If scholarly enquiry into antisemitism is, then, a legitimate pursuit, what was the problem with YIISA? According to Yale, YIISA was an academic dud. Professor Donald Green, the director of Yale’s Institute for Social and Policy Studies (ISPS), said that YIISA’s papers failed to excite the interest of  “top-tier journals in behavioral science, comparative politics, or history.” Students were not attracted to its programs. Contrast that, Green went on, with another ISPS program “that straddles social science and humanities, Agrarian Studies, [and] has produced dozens of path-breaking scholarly books and essays.”
It's an "academic dud" and not very popular among students.  That seems fair enough  but not to Ben:



This is an unfair comparison. Few scholars will bat an eyelid at the mention of Agrarian Studies, whereas the idea of studying contemporary antisemitism — the “historical” kind is a little more acceptable — will meet with howls of disapproval in countless political science departments. Just by existing, YIISA was going against the grain. In that kind of environment, getting your papers published was never going to be easy.
YIISA, in point of fact, did produce some important scholarly work during its short life-span, including three outstanding papers by David Hirsh (on anti-Zionism and antisemitism), Bassam Tibi (on the Islamization of antisemitism), and Yaakov Kirschen, a.k.a the cartoonist “Dry Bones” (on antisemitism and ‘coded images’). Its regular seminars featured some of the leading thinkers on the subject, like Moishe Postone and Gregory Stanton. Those in the YIISA community with whom I spoke emphasized that they wanted to do even more, citing lack of resources as the main reason why they didn’t.
So why didn't they get the resources. Did they ask anyone and if so, who? We'll never know but Ben has only been warming up.

He knows the real reason for the closure and it was nothing to do with academia.

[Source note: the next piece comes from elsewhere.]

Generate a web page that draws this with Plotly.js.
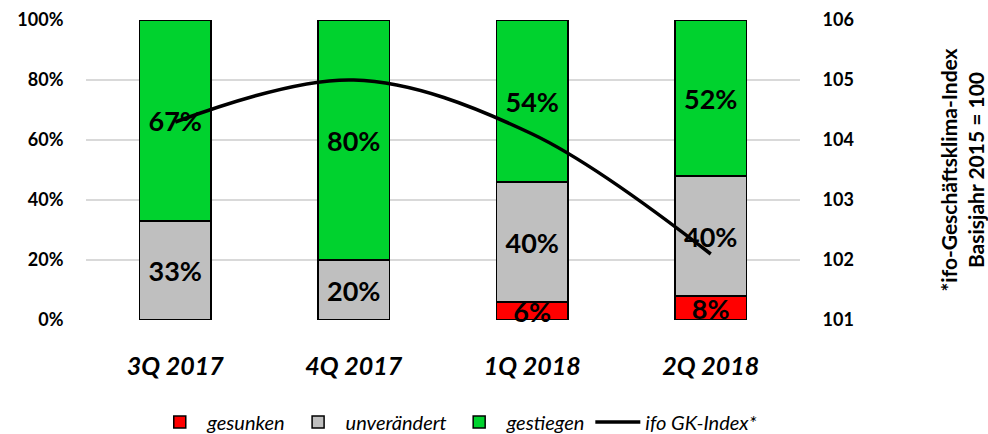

This is where the politics comes in. In my correspondence with Thomas Conroy, I pointed out that YIISA’s 2010 conference, which extensively examined antisemitic manifestations in Iran and in the wider Arab/Muslim world, had provoked angry responses from, among others, Maen Areikat, the PLO’s Washington representative, who ranted about “anti-Arab extremism and hate-mongering.” “Yale doesn’t make decisions about programs (or individual scholars) based on outside criticism,” Conroy told me.
Even if Conroy is correct here, Yale’s decisions resonate far beyond its ivory towers. It beggars belief that Yale’s academics did not pause to consider that closing YIISA would be interpreted by Areikat — a man who recycles the idiocy that Arabs cannot be antisemites because they are “Semites” — as a vindication of his attack. Moreover, Areikat was not alone. Among those joining the anti-YIISA clamor were Philip Weiss, the pea-brained anti-Zionist blogger sponsored by The Nation magazine, and his sidekick Ben White, a frankly creepy figure who couches his antisemitism in the language of Christian liberation theology. After the YIISA conference, this duo — of all people!! — whined about the “besmirching of Yale University by the presence of this festival of propaganda.”
Of course, were Yale to organize an academic conference on the subject of “Israeli apartheid,” Weiss, White et al. would be salivating at the prospect. For critics like these, academic integrity is only relevant when it boosts their argument.
Any dispassionate survey of the social sciences reveals that there is precious little “value-free” research going on anywhere. I only have to look at my own alma mater, the London School of Economics, which, inter alia, has accepted funding from the murderous Gadhafi regime, and gave the clownish Naomi Klein a fellowship. Or I could venture into upper Manhattan, where Joseph Massad’s Columbia University classes on Middle East politics are their own “festival of propaganda.” The point is, why pick on YIISA alone?
They run their propaganda, why can't we run ours? But the fact remains, YIISA was considered an academic dud.

Actually I don't think we've heard the last of this.  If the ADL and AJC are so concerned then perhaps they can fund the thing or find someone who can but meanwhile this, together with the recent UCU congress decision to ignore the EUMC bogus definition of antisemitism, is another blow to the antisemitism industry. We should be pleased about that.